Instruction => Lift out all lines below that contain "matplotlib".

Data segment =>

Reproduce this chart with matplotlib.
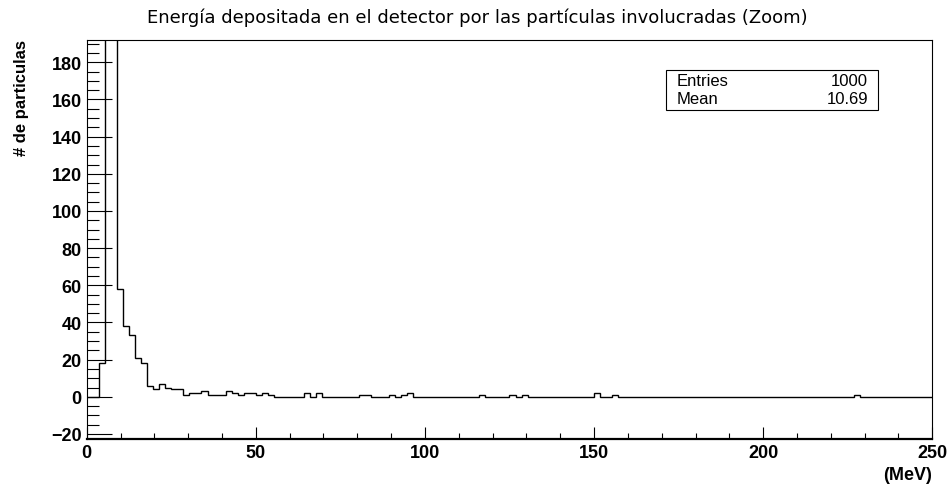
import numpy as np
import matplotlib
matplotlib.use('Agg')
import matplotlib.pyplot as plt
from matplotlib.ticker import MultipleLocator

# histogram: 140 bins between 0 and 250 MeV
X_MIN, X_MAX, N_BINS = 0, 250, 140
counts = [
    0, 0, 18, 545, 197, 58, 38, 33, 21, 18,
    6, 4, 7, 5, 4, 4, 1, 2, 2, 3,
    1, 1, 1, 3, 2, 1, 2, 2, 1, 2,
    1, 0, 0, 0, 0, 0, 2, 0, 2, 0,
    0, 0, 0, 0, 0, 1, 1, 0, 0, 0,
    1, 0, 1, 2, 0, 0, 0, 0, 0, 0,
    0, 0, 0, 0, 0, 1, 0, 0, 0, 0,
    1, 0, 1, 0, 0, 0, 0, 0, 0, 0,
    0, 0, 0, 0, 2, 0, 0, 1, 0, 0,
    0, 0, 0, 0, 0, 0, 0, 0, 0, 0,
    0, 0, 0, 0, 0, 0, 0, 0, 0, 0,
    0, 0, 0, 0, 0, 0, 0, 0, 0, 0,
    0, 0, 0, 0, 0, 0, 0, 1, 0, 0,
    0, 0, 0, 0, 0, 0, 0, 0, 0, 0,
]
stats_entries = 1000
stats_mean = 10.69

TITLE = 'Energía depositada en el detector por las partículas involucradas (Zoom)'
YLABEL = '# de particulas'
XLABEL = '(MeV)'

AXFONT = 'Liberation Sans'

W, H = 951, 485
fig = plt.figure(figsize=(W / 100, H / 100), dpi=100)
ax = fig.add_axes([86.7 / W, 1 - 440 / H, (932.3 - 86.7) / W, (440 - 41) / H])

edges = np.linspace(X_MIN, X_MAX, N_BINS + 1)
ax.stairs(counts, edges, baseline=0, color='black', lw=1.0)

ax.set_xlim(X_MIN, X_MAX)
ax.set_ylim(-22.7, 192)

ax.xaxis.set_major_locator(MultipleLocator(50))
ax.xaxis.set_minor_locator(MultipleLocator(10))
ax.yaxis.set_major_locator(MultipleLocator(20))
ax.yaxis.set_minor_locator(MultipleLocator(5))

ax.tick_params(axis='x', which='major', direction='in', length=8.6, width=0.8, pad=3.5,
               top=False, labelsize=13)
ax.tick_params(axis='x', which='minor', direction='in', length=4.3, width=0.8, top=False)
ax.tick_params(axis='y', which='major', direction='in', length=18, width=0.8, pad=3.5,
               right=False, labelsize=13)
ax.tick_params(axis='y', which='minor', direction='in', length=8.6, width=0.8, right=False)
for lab in ax.get_xticklabels() + ax.get_yticklabels():
    lab.set_fontfamily(AXFONT)
    lab.set_fontweight('bold')

for side in ['left', 'right', 'top']:
    ax.spines[side].set_linewidth(0.8)
ax.spines['bottom'].set_linewidth(1.6)

# stats box
stat_kw = dict(transform=fig.transFigure, fontfamily=AXFONT, fontsize=12, va='center')
ax.text(677 / W, 1 - 81 / H, 'Entries', ha='left', **stat_kw)
ax.text(868 / W, 1 - 81 / H, f'{stats_entries}', ha='right', **stat_kw)
ax.text(677 / W, 1 - 100 / H, 'Mean', ha='left', **stat_kw)
ax.text(868 / W, 1 - 100 / H, f'{stats_mean:.2f}', ha='right', **stat_kw)
box = plt.Rectangle((666 / W, 1 - 111 / H), (878 - 666) / W, 40 / H, transform=fig.transFigure,
                    fill=False, edgecolor='black', lw=0.8)
fig.add_artist(box)

fig.text(477 / W, 1 - 18 / H, TITLE, ha='center', va='center', fontsize=13,
         fontfamily='DejaVu Sans')
fig.text(22 / W, 1 - 40 / H, YLABEL, rotation=90, ha='center', va='top', fontsize=12,
         fontfamily=AXFONT, fontweight='bold')
fig.text(932 / W, 1 - 476 / H, XLABEL, ha='right', va='center', fontsize=13,
         fontfamily=AXFONT, fontweight='bold')

fig.savefig('out.png', dpi=100)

Result =>
Reproduce this chart with matplotlib.
import matplotlib
matplotlib.use('Agg')
import matplotlib.pyplot as plt
from matplotlib.ticker import MultipleLocator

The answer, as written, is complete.